Mais si quelque femme, persuadée qu’elle a plus de jugement et de conduite, ou sachant qu’elle est d’une fortune ou d’une condition plus relevée que celle de l’homme qui se présente pour son époux, stipule le contraire de ce que porte la loi, et cela du consentement de cet époux, ne doit-elle pas avoir, en vertu de la loi naturelle, le même pouvoir qu’a le mari en vertu de la loi du prince ? Le cas d’une reine qui, étant souveraine de son chef, épouse un prince au-dessous de son rang, ou, si l’on veut, un de ses sujets, suffit pour montrer que l’autorité d’une femme sur son mari, en matière même de choses qui concernent le gouvernement de la famille, n’a rien d’incompatible avec la nature de la société conjugale.

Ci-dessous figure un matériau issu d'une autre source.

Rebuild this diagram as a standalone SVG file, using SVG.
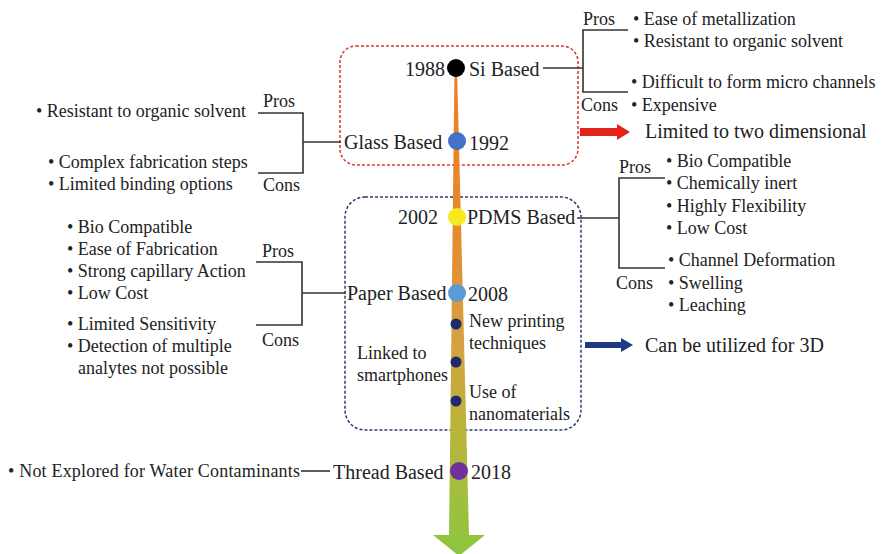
<svg xmlns="http://www.w3.org/2000/svg" width="882" height="554" viewBox="0 0 882 554">
  <defs>
    <linearGradient id="trunk" x1="0" y1="60" x2="0" y2="556" gradientUnits="userSpaceOnUse">
      <stop offset="0" stop-color="#F07E1F"/>
      <stop offset="0.35" stop-color="#E58A2E"/>
      <stop offset="0.55" stop-color="#D7A040"/>
      <stop offset="0.72" stop-color="#BDB23A"/>
      <stop offset="0.85" stop-color="#A6BE3C"/>
      <stop offset="1" stop-color="#8CC63F"/>
    </linearGradient>
  </defs>
  <style>
    text { font-family: "Liberation Serif", "Times New Roman", serif; fill: #222; }
    .era { font-size: 20px; }
    .item { font-size: 18px; }
    .tag { font-size: 18px; }
    .note { font-size: 20px; }
    .wire { fill: none; stroke: #333; stroke-width: 1.6; }
    .frame-red { fill: none; stroke: #D93A35; stroke-width: 1.5; stroke-dasharray: 3 2; }
    .frame-blue { fill: none; stroke: #2E3A6E; stroke-width: 1.5; stroke-dasharray: 3 2; }
  </style>

  <rect width="882" height="554" fill="#fff"/>

  <!-- era frames -->
  <rect class="frame-red" x="340" y="46" width="238" height="119" rx="16"/>
  <rect class="frame-blue" x="345" y="197" width="236" height="233" rx="20"/>

  <!-- timeline trunk with arrowhead -->
  <polygon id="timeline" fill="url(#trunk)"
    points="454.5,68 457,68 469,535 485,535 459,556 433,535 449,535"/>

  <!-- connectors -->
  <g id="connectors">
    <!-- Si Based -->
    <polyline class="wire" points="543,68 583,68"/>
    <polyline class="wire" points="628,30 583,30 583,92 628,92"/>
    <!-- Glass Based -->
    <polyline class="wire" points="303,142 341,142"/>
    <polyline class="wire" points="258,113 303,113 303,173 258,173"/>
    <!-- PDMS Based -->
    <polyline class="wire" points="577,218 619,218"/>
    <polyline class="wire" points="665,178 619,178 619,268 665,268"/>
    <!-- Paper Based -->
    <polyline class="wire" points="302,293 346,293"/>
    <polyline class="wire" points="256,262 302,262 302,325 256,325"/>
    <!-- Thread Based -->
    <line class="wire" x1="301" y1="471" x2="330" y2="471"/>
    <!-- outcome arrows -->
    <polygon fill="#E2231A" points="580,128 617,128 617,124 630,132 617,140 617,136 580,136"/>
    <polygon fill="#1F3A85" points="585,342 621,342 621,338 633,345 621,352 621,348 585,348"/>
  </g>

  <!-- Si Based -->
  <g id="node-si">
    <circle cx="456" cy="68" r="9" fill="#000"/>
    <text class="era" x="445" y="76" text-anchor="end">1988</text>
    <text class="era" x="469" y="76">Si Based</text>
    <text class="tag" x="583" y="25">Pros</text>
    <text class="tag" x="581" y="111">Cons</text>
    <text class="item" x="633" y="25">• Ease of metallization</text>
    <text class="item" x="633" y="47">• Resistant to organic solvent</text>
    <text class="item" x="631" y="88">• Difficult to form micro channels</text>
    <text class="item" x="631" y="111">• Expensive</text>
    <text class="note" x="645" y="138">Limited to two dimensional</text>
  </g>

  <!-- Glass Based -->
  <g id="node-glass">
    <circle cx="457" cy="141" r="9" fill="#4472C4"/>
    <text class="era" x="344" y="149">Glass Based</text>
    <text class="era" x="469" y="150">1992</text>
    <text class="tag" x="263" y="107">Pros</text>
    <text class="tag" x="263" y="191">Cons</text>
    <text class="item" x="36" y="117">• Resistant to organic solvent</text>
    <text class="item" x="48" y="168">• Complex fabrication steps</text>
    <text class="item" x="48" y="190">• Limited binding options</text>
  </g>

  <!-- PDMS Based -->
  <g id="node-pdms">
    <circle cx="457" cy="217" r="9" fill="#F7EA1C"/>
    <text class="era" x="438" y="224" text-anchor="end">2002</text>
    <text class="era" x="467" y="224">PDMS Based</text>
    <text class="tag" x="619" y="173">Pros</text>
    <text class="tag" x="616" y="289">Cons</text>
    <text class="item" x="666" y="167">• Bio Compatible</text>
    <text class="item" x="666" y="189">• Chemically inert</text>
    <text class="item" x="666" y="212">• Highly Flexibility</text>
    <text class="item" x="666" y="234">• Low Cost</text>
    <text class="item" x="668" y="266">• Channel Deformation</text>
    <text class="item" x="668" y="289">• Swelling</text>
    <text class="item" x="668" y="311">• Leaching</text>
  </g>

  <!-- Paper Based -->
  <g id="node-paper">
    <circle cx="457" cy="293" r="9" fill="#5B9BD5"/>
    <text class="era" x="347" y="300">Paper Based</text>
    <text class="era" x="468" y="301">2008</text>
    <text class="tag" x="262" y="257">Pros</text>
    <text class="tag" x="262" y="346">Cons</text>
    <text class="item" x="67" y="233">• Bio Compatible</text>
    <text class="item" x="67" y="255">• Ease of Fabrication</text>
    <text class="item" x="67" y="277">• Strong capillary Action</text>
    <text class="item" x="67" y="299">• Low Cost</text>
    <text class="item" x="67" y="330">• Limited Sensitivity</text>
    <text class="item" x="67" y="352">• Detection of multiple</text>
    <text class="item" x="78" y="374">analytes not possible</text>
  </g>

  <!-- Paper era developments -->
  <g id="node-developments">
    <circle cx="456" cy="324" r="5.5" fill="#1E2A6C"/>
    <circle cx="456" cy="362" r="5.5" fill="#1E2A6C"/>
    <circle cx="456" cy="401" r="5.5" fill="#1E2A6C"/>
    <text class="item" x="469" y="327">New printing</text>
    <text class="item" x="469" y="349">techniques</text>
    <text class="item" x="357" y="359">Linked to</text>
    <text class="item" x="357" y="381">smartphones</text>
    <text class="item" x="469" y="398">Use of</text>
    <text class="item" x="469" y="420">nanomaterials</text>
    <text class="note" x="645" y="352">Can be utilized for 3D</text>
  </g>

  <!-- Thread Based -->
  <g id="node-thread">
    <circle cx="459" cy="471" r="9" fill="#7030A0"/>
    <text class="era" x="333" y="479">Thread Based</text>
    <text class="era" x="471" y="479">2018</text>
    <text class="item" x="8" y="477" textLength="292" lengthAdjust="spacing">• Not Explored for Water Contaminants</text>
  </g>
</svg>
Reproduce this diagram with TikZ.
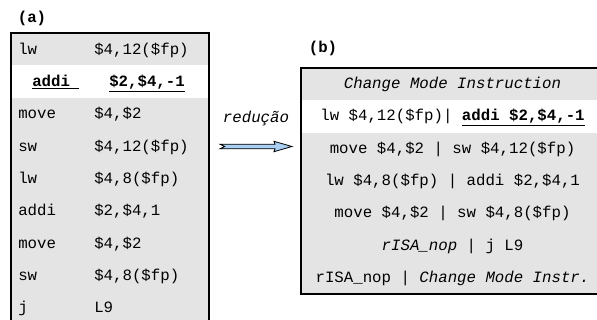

En effet, on a vu chez les nations les plus civilisées des mariages qui soumettent le mari à l’empire de la femme ; on a vu une princesse, héritière d’un royaume, conserver elle seule, en se mariant, la puissance souveraine dans l’État. Personne n’ignore les conventions de mariage qui se firent entre Philippe II et Marie, reine d’Angleterre ; celles de Marie, reine d’Écosse, et celles de Ferdinand et d’Isabelle, pour gouverner en commun le royaume de Castille. [...]

L’exemple de l’Angleterre et de la Moscovie fait bien voir que les femmes peuvent réussir également, et dans le gouvernement modéré, et dans le gouvernement despotique ; et s’il n’est pas contre la raison et contre la nature qu’elles régissent un empire, il semble qu’il n’est pas plus contradictoire qu’elles soient maîtresses dans une famille.

Lorsque le mariage des Lacédémoniens était prêt à se consommer, la femme prenait l’habit d’un homme ; et c’était là le symbole du pouvoir égal qu’elle allait partager avec son mari. On sait à ce sujet ce que dit Gorgone, femme de Léonidas, roi de Sparte, à une femme étrangère qui était fort surprise de cette égalité : « Ignorez-vous, répondit la reine, que nous mettons des hommes au monde ? » Autrefois même en Égypte, les contrats de mariage entre particuliers, aussi bien que ceux du roi et de la reine, donnaient à la femme l’autorité sur le mari. [...]

Rien n’empêche, au moins (car il ne s’agit pas ici de se prévaloir d’exemples uniques et qui prouvent trop) ; rien n’empêche, dis-je, que l’autorité d’une femme dans le mariage ne puisse avoir lieu en vertu des conventions entre des personnes d’une condition égale, à moins que le législateur ne défende toute exception à la loi, malgré le libre consentement des parties.

Le mariage est de sa nature un contrat ; et par conséquent, dans tout ce qui n’est point défendu par la loi naturelle, les engagements contractés entre le mari et la femme en déterminent les droits réciproques.

Enfin, pourquoi l’ancienne maxime provisio hominis tollit provisionem legis ne pourrait-elle pas être reçue dans cette occasion, ainsi qu’on l’autorise dans les douaires, dans le partage des biens, et en plusieurs autres choses, où la loi ne règne que quand les parties n’ont pas cru devoir stipuler différemment de ce que la loi prescrit ?

Louis de Jaucourt, « Femme (droit naturel) », Encyclopédie ou Dictionnaire raisonné des sciences, des arts et des métiers, vol. 6, Paris : Briasson, David, Le Breton, Durand, 1751-1765, p. 471-472.